How this husband and wife team are handling LA's fastest growing health tech startup

The Heal app, a "doctors on-demand" startup founded in LA, allows users to schedule house calls from medical professionals on their smartphone without complicated payment hassles. The service is setting new record numbers of requests nearly every day and has grown 300 percent over the past few months.

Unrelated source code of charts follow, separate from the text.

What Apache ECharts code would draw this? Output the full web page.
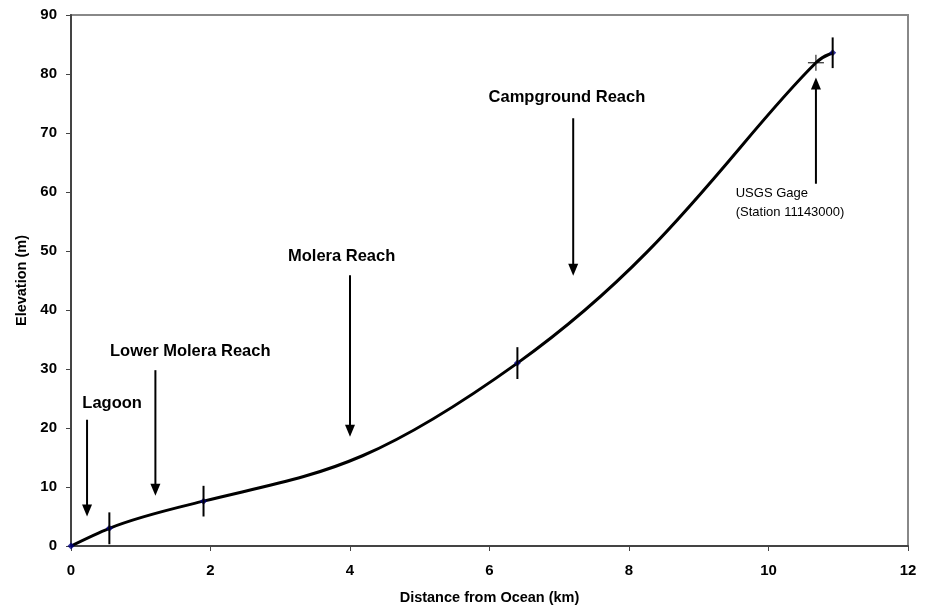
<!DOCTYPE html>
<html>
<head>
<meta charset="utf-8">
<script src="https://cdn.jsdelivr.net/npm/echarts@6/dist/echarts.min.js"></script>
<style>html,body{margin:0;padding:0;background:#fff}#c{width:932px;height:610px}</style>
</head>
<body>
<div id="c"></div>
<script>
// ---- data ----
const distanceKm   = [0, 0.55, 1.9, 6.4, 10.92];
const elevationM   = [0, 3.0, 7.6, 31.0, 83.6];
const errorHalf    = [0, 2.7, 2.6, 2.7, 2.6];
const gageX = [10.68];
const gageY = [81.9];
const xTicks = [0, 2, 4, 6, 8, 10, 12];
const yTicks = [0, 10, 20, 30, 40, 50, 60, 70, 80, 90];
// annotation arrows: x, start of shaft, tip (data units)
const arrowX   = [0.23, 1.21, 4.0, 7.2, 10.68];
const arrowTop = [21.4, 29.8, 45.9, 72.5, 61.4];
const arrowTip = [5.0, 8.5, 18.5, 45.8, 79.4];
// labels: text, x, y (data units)
const labelText = ['Lagoon', 'Lower Molera Reach', 'Molera Reach', 'Campground Reach'];
const labelX = [0.59, 1.71, 3.88, 7.11];
const labelY = [24.2, 32.9, 49.0, 76.1];
const gageText = ['USGS Gage', '(Station 11143000)'];
const gageTextX = [9.53];
const gageTextY = [61.3];

const FONT = '"Liberation Sans", Arial, sans-serif';
const SMOOTH = 0.25;      // Catmull-Rom tangent factor (upper reach)
const MAX_HANDLE = 0.6;   // limit of a handle relative to its segment
const SPLINE_POINTS = 3;  // first points use natural-spline tangents
const chart = echarts.init(document.getElementById('c'));

const profile = distanceKm.map((x, i) => [x, elevationM[i]]);
// the smoothed line runs through the measured points and the gage
const curve = profile.concat(gageX.map((x, i) => [x, gageY[i]])).sort((a, b) => a[0] - b[0]);
const errData = distanceKm.map((x, i) => [x, elevationM[i], errorHalf[i]]).filter(d => d[2] > 0);
const arrowData = arrowX.map((x, i) => [x, arrowTop[i], arrowTip[i]]);
const labelData = labelX.map((x, i) => [x, labelY[i]]);

// natural cubic spline (chord-length parameter) through pixel points -> bezier segments
function splineSegments(pts) {
  const n = pts.length, t = [0];
  for (let i = 1; i < n; i++) t.push(t[i - 1] + Math.hypot(pts[i][0] - pts[i - 1][0], pts[i][1] - pts[i - 1][1]));
  const second = dim => {
    const M = new Array(n).fill(0);
    const a = [], b = [], c = [], d = [];
    for (let i = 1; i < n - 1; i++) {
      const h0 = t[i] - t[i - 1], h1 = t[i + 1] - t[i];
      a.push(h0); b.push(2 * (h0 + h1)); c.push(h1);
      d.push(6 * ((pts[i + 1][dim] - pts[i][dim]) / h1 - (pts[i][dim] - pts[i - 1][dim]) / h0));
    }
    const m = b.length;
    for (let i = 1; i < m; i++) { const w = a[i] / b[i - 1]; b[i] -= w * c[i - 1]; d[i] -= w * d[i - 1]; }
    const x = new Array(m);
    x[m - 1] = d[m - 1] / b[m - 1];
    for (let i = m - 2; i >= 0; i--) x[i] = (d[i] - c[i] * x[i + 1]) / b[i];
    for (let i = 0; i < m; i++) M[i + 1] = x[i];
    return M;
  };
  const Mx = second(0), My = second(1), segs = [];
  for (let i = 0; i < n - 1; i++) {
    const h = t[i + 1] - t[i];
    const d0 = [Mx, My].map((M, k) => (pts[i + 1][k] - pts[i][k]) / h - h * (2 * M[i] + M[i + 1]) / 6);
    const d1 = [Mx, My].map((M, k) => (pts[i + 1][k] - pts[i][k]) / h + h * (M[i] + 2 * M[i + 1]) / 6);
    segs.push({ out: [d0[0] * h / 3, d0[1] * h / 3], inn: [d1[0] * h / 3, d1[1] * h / 3] });
  }
  return segs;
}
function crHandle(v, seg) {
  let h = [SMOOTH * v[0], SMOOTH * v[1]];
  const hl = Math.hypot(h[0], h[1]), sl = Math.hypot(seg[0], seg[1]);
  if (hl > MAX_HANDLE * sl && hl > 0) { const k = MAX_HANDLE * sl / hl; h = [h[0] * k, h[1] * k]; }
  return h;
}

chart.setOption({
  animation: false,
  backgroundColor: '#fff',
  grid: { left: 71, right: 24, top: 15, bottom: 64, show: true, borderColor: '#888', borderWidth: 2 },
  xAxis: {
    type: 'value', min: 0, max: 12, interval: 2,
    name: 'Distance from Ocean (km)', nameLocation: 'middle', nameGap: 44,
    nameTextStyle: { fontFamily: FONT, fontWeight: 'bold', fontSize: 14.5, color: '#000' },
    axisLine: { lineStyle: { color: '#444', width: 2 } },
    axisTick: { show: true, length: 5, lineStyle: { color: '#444', width: 1 } },
    axisLabel: { fontFamily: FONT, fontWeight: 'bold', fontSize: 15, color: '#000', margin: 17,
      formatter: v => xTicks.includes(v) ? String(v) : '' },
    splitLine: { show: false }
  },
  yAxis: {
    type: 'value', min: 0, max: 90, interval: 10,
    name: 'Elevation (m)', nameLocation: 'middle', nameGap: 40, nameRotate: 90,
    nameTextStyle: { fontFamily: FONT, fontWeight: 'bold', fontSize: 14.5, color: '#000' },
    axisLine: { show: true, lineStyle: { color: '#444', width: 2 } },
    axisTick: { show: true, length: 5, lineStyle: { color: '#444', width: 1 } },
    axisLabel: { fontFamily: FONT, fontWeight: 'bold', fontSize: 15, color: '#000', margin: 14,
      formatter: v => yTicks.includes(v) ? String(v) : '' },
    splitLine: { show: false }
  },
  series: [
    {
      // smoothed profile curve through the points
      type: 'custom', data: curve, z: 3, clip: false,
      renderItem: (params, api) => {
        const i = params.dataIndex, n = curve.length;
        if (i >= n - 1) return null;
        const pts = curve.map(p => api.coord(p));
        const segs = splineSegments(pts);
        const P = k => pts[Math.max(0, Math.min(n - 1, k))];
        const p0 = P(i - 1), p1 = P(i), p2 = P(i + 1), p3 = P(i + 2);
        const seg = [p2[0] - p1[0], p2[1] - p1[1]];
        const h1 = i < SPLINE_POINTS ? segs[i].out : crHandle([p2[0] - p0[0], p2[1] - p0[1]], seg);
        const h2 = i + 1 < SPLINE_POINTS ? segs[i].inn : crHandle([p3[0] - p1[0], p3[1] - p1[1]], seg);
        return { type: 'bezierCurve',
          shape: { x1: p1[0], y1: p1[1], cpx1: p1[0] + h1[0], cpy1: p1[1] + h1[1],
                   cpx2: p2[0] - h2[0], cpy2: p2[1] - h2[1], x2: p2[0], y2: p2[1] },
          style: { stroke: '#000', lineWidth: 3, fill: null } };
      }
    },
    {
      type: 'scatter', data: profile, z: 4,
      symbol: 'diamond', symbolSize: 7, itemStyle: { color: '#000080' }
    },
    {
      type: 'custom', data: errData, z: 5,
      renderItem: (params, api) => {
        const x = api.value(0), y = api.value(1), e = api.value(2);
        const p1 = api.coord([x, y + e]), p2 = api.coord([x, y - e]);
        return { type: 'line', shape: { x1: p1[0], y1: p1[1], x2: p2[0], y2: p2[1] },
          style: { stroke: '#000', lineWidth: 2 } };
      }
    },
    {
      type: 'custom', data: gageX.map((x, i) => [x, gageY[i]]), z: 6,
      renderItem: (params, api) => {
        const p = api.coord([api.value(0), api.value(1)]);
        return { type: 'group', children: [
          { type: 'line', shape: { x1: p[0] - 8, y1: p[1], x2: p[0] + 8, y2: p[1] }, style: { stroke: '#000', lineWidth: 1 } },
          { type: 'line', shape: { x1: p[0], y1: p[1] - 8, x2: p[0], y2: p[1] + 8 }, style: { stroke: '#000', lineWidth: 1 } }
        ]};
      }
    },
    {
      type: 'custom', data: arrowData, z: 6,
      renderItem: (params, api) => {
        const x = api.value(0);
        const top = api.coord([x, api.value(1)]);
        const tip = api.coord([x, api.value(2)]);
        const dir = tip[1] > top[1] ? 1 : -1;
        const headLen = 12, headW = 5;
        const base = tip[1] - dir * headLen;
        return { type: 'group', children: [
          { type: 'line', shape: { x1: top[0], y1: top[1], x2: top[0], y2: base + dir * 1 },
            style: { stroke: '#000', lineWidth: 2 } },
          { type: 'polygon', shape: { points: [[tip[0], tip[1]], [tip[0] - headW, base], [tip[0] + headW, base]] },
            style: { fill: '#000' } }
        ]};
      }
    },
    {
      type: 'custom', data: labelData, z: 6,
      renderItem: (params, api) => {
        const p = api.coord([api.value(0), api.value(1)]);
        return { type: 'text', x: p[0], y: p[1],
          style: { text: labelText[params.dataIndex], fontFamily: FONT, fontWeight: 'bold', fontSize: 16.5,
            fill: '#000', align: 'center', verticalAlign: 'middle' } };
      }
    },
    {
      type: 'custom', data: gageTextX.map((x, i) => [x, gageTextY[i]]), z: 6,
      renderItem: (params, api) => {
        const p = api.coord([api.value(0), api.value(1)]);
        return { type: 'text', x: p[0], y: p[1],
          style: { text: gageText.join('\n'), fontFamily: FONT, fontSize: 13, lineHeight: 19,
            fill: '#000', align: 'left', verticalAlign: 'top' } };
      }
    }
  ]
});
</script>
</body>
</html>
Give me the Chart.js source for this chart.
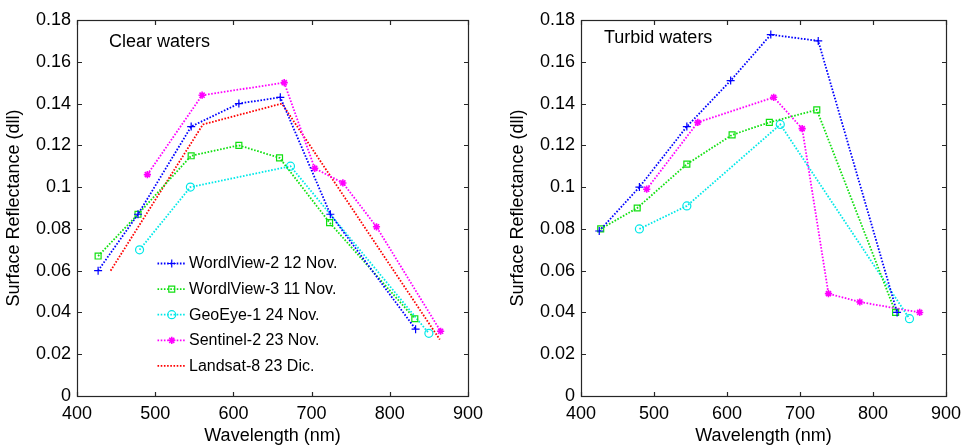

Written by Patrick Hechinger
Published on Feb. 09, 2016
How this husband and wife team are handling LA's fastest growing health tech startup
 
There's an Uber for everything these days.
 
At this point you've probably heard of the app — the “doctors on-demand” startup founded here in LA. The service allows users to schedule house calls from medical professionals on their smartphone without complicated payment hassles.  
 
The service is setting new record numbers of requests nearly every day and has grown 300 percent over the past few months. Heal is currently hiring more doctors in order to keep up with the massive growth while also eyeing a national expansion at the end of the year. 
 
The stress of this rapid growth is exemplified by the fact that the Heal app is only 15 months old — a vulnerable stage for any company. Luckily, Chief Medical Officer Dr. Renee Dua has a co-founder whom she knows will help her bear the growing burden — her husband. 
 
While running her own nephrology private practice in 2014, Dr. Dua envisioned a more streamlined, cost-efficient healthcare system for both patients and doctors. She called upon her serial-entrepreneur husband Nick Desai (formerly with Kumu Wellness) and the duo conceptualized a new way to bring the old-fashioned house call to the 21st century. 
 
“When Nick and I spoke with [Built In] last year, this idea was more of a theory and it looks like we have proven a concept,” said Dr. Dua. “We experience incredible gratitude from patients and, from the perspective of a doctor, I cannot tell you how rewarding that is. Being a doctor right now in this healthcare system is frustrating, intimidating and disappointing, yet I personally go on house calls and my experiences with patients have been anything but.”
 
And while most working professionals take solace in their return home after a long day at the office, Dua and Desai don’t have that luxury. Both were raised by parents who had worked together and had grown up with very little separation between home and office.
 
“Is it annoying to talk about work constantly? Maybe, yea,” said Dr. Dua. “But we know we have a great product, we know we can be very successful and we’re going to do it right. Nick is the CEO of this company and his leadership and his history of leading companies is invaluable. I have grown to respect him, from that level, a million-fold throughout this.” 
 
The couple’s comfort in their professional and personal balance has resonated with their employees as well. Working for a husband and wife combo may seem intimidating to some, but Heal has built its own family around its founding duo. 
 
“I’ve asked every single person at the company, ‘How do you feel about this? Do you think it's disruptive? Do you think it will be a problem?’ And I’ve never once gotten any feedback that’s negative. In fact, to our employees it shows we are wholly invested, we are a team on and off the hours, and we care very much about it — so much so that we’ve dragged our family into it.” 
 
Dr. Dua said Heal is still working on perfecting the house call in California before launching as many as 10 or 12 major cities when they begin their national expansion at the end of the year.